I've finally added support to the NetBSD kernel - in my local copy of the sources - for Bochs-style debug console/protocol (ISA port 0xe9). This allows me to log internal qemu debug and NetBSD kernel messages into a single buffer and output to a single file. I need this property as matching two logging buffers isn't trivial, especially since just the logging of interrupt frames in qemu can quickly generate hundreds of megabytes of text. Assuming that I've reproduced the bohrbug after 20k executions of the same test and there is a lot of noise from unrelated kernel/hardware traps, it's a useful property. I'm planning to cleanup this code and submit to the NetBSD sources.

For completeness I had to patch the qemu isa-debugcon (Bochs-style debug console) source code to log into the same buffer as the internal qemu debug messages... sometimes bugs require non-conventional approaches to research them. Ideally I would like to have a rewind/record feature in qemu together with the gdb-server emulation, but we are still not there.

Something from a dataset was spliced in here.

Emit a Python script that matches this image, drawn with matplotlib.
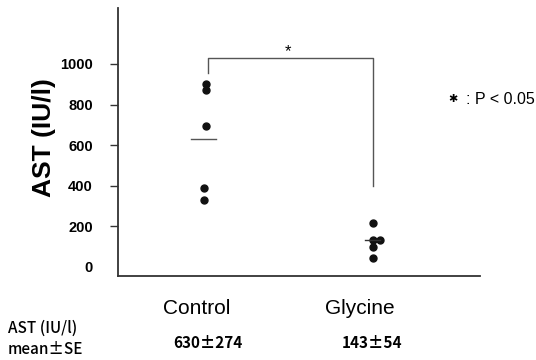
import matplotlib
matplotlib.use("Agg")
import matplotlib.pyplot as plt

plt.rcParams["font.family"] = ["Liberation Sans", "Noto Sans CJK JP", "DejaVu Sans"]
jp = ["Noto Sans CJK JP", "DejaVu Sans"]

groups = ["Control", "Glycine"]
control_vals = [900, 872, 696, 391, 330]
glycine_vals = [218, 133, 133, 100, 43]
# small sideways shift so overlapping dots show
control_dx = [0, 0, 0, -0.01, -0.01]
glycine_dx = [0, 0, 0.04, 0, 0]
means_drawn = [630, 133]
summary = ["630±274", "143±54"]
yticks = [0, 200, 400, 600, 800, 1000]

fig = plt.figure(figsize=(5.36, 3.6), dpi=100)
ax = fig.add_axes([0.2201, 0.232, 0.6754, 0.746])

ax.plot([1 + d for d in control_dx], control_vals, "o", color="#111111", ms=5)
ax.plot([2 + d for d in glycine_dx], glycine_vals, "o", color="#111111", ms=5)

# mean bars
ax.plot([0.91, 1.06], [means_drawn[0]] * 2, color="#555555", lw=1)
ax.plot([1.95, 2.04], [means_drawn[1]] * 2, color="#333333", lw=1)

# significance bracket
ax.plot([1.01, 1.01, 2.0, 2.0], [957, 1027, 1027, 399], color="#555555", lw=1)
ax.text(1.49, 1060, "*", ha="center", va="center", fontsize=12)

ax.set_xlim(0.473, 2.64)
ax.set_ylim(-47, 1276)
ax.set_xticks([])
ax.set_yticks(yticks)
ax.set_yticklabels([str(t) for t in yticks], fontsize=10.5, fontweight="bold")
ax.tick_params(axis="y", length=6, width=1, color="#333333", pad=12)
ax.yaxis.get_major_ticks()[0].tick1line.set_visible(False)

for s in ["top", "right"]:
    ax.spines[s].set_visible(False)
for s in ["left", "bottom"]:
    ax.spines[s].set_color("#333333")
    ax.spines[s].set_linewidth(1.3)

fig.text(44 / 536, 1 - 138 / 360, "AST (IU/l)", rotation=90, ha="center", va="center",
         fontsize=19, fontweight="bold")

fig.text(453 / 536, 1 - 99 / 360, "✱", ha="center", va="center", fontsize=8,
         family=["DejaVu Sans"])
fig.text(535 / 536, 1 - 99 / 360, ": P < 0.05", ha="right", va="center", fontsize=11.5)

# group names and summary table below the axis
for i, (g, s) in enumerate(zip(groups, summary)):
    xc = [197, 360][i] / 536
    fig.text(xc, 1 - 308 / 360, g, ha="center", va="center", fontsize=15)
    fig.text([208, 372][i] / 536, 1 - 343 / 360, s, ha="center", va="center", fontsize=11,
             fontweight="bold", family=jp)

fig.text(8 / 536, 1 - 328 / 360, "AST (IU/l)", ha="left", va="center", fontsize=11,
         fontweight="medium", family=jp)
fig.text(8 / 536, 1 - 350 / 360, "mean±SE", ha="left", va="center", fontsize=11,
         fontweight="medium", family=jp)

fig.savefig("out.png", dpi=100)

ptrace(2) status and plans

Now there is the X86 Debug Register race. Also, the following tests still marked as expected failures:

  • eventmask3
  • resume1
  • signal3, signal5, signal6, signal7, signal8, signal9
  • suspend1, suspend2
  • vfork1

This shows that the remaining major problems are in:

  • vfork(2)
  • signals
  • threads

Once I will squash the X86 Debug Register race, I plan to work on these bugs in this oder: vfork handling bugs, signals and threads.

I have in mind addition of a lot of a lot of tests verifying correct signal processing in traced programs.

In this iteration of ptrace(2) hardening, I plan to skip Machine-Dependent extensions (like AVXv2 registers) and extending core(5) files with additional features (for example we might want to know exact ABI or FPU hardware layout).

Plan for the next milestone

Keep working on the bug reproducible with X86 Debug Registers and switch to the remaining ptrace(2) failures.

This work was sponsored by The NetBSD Foundation.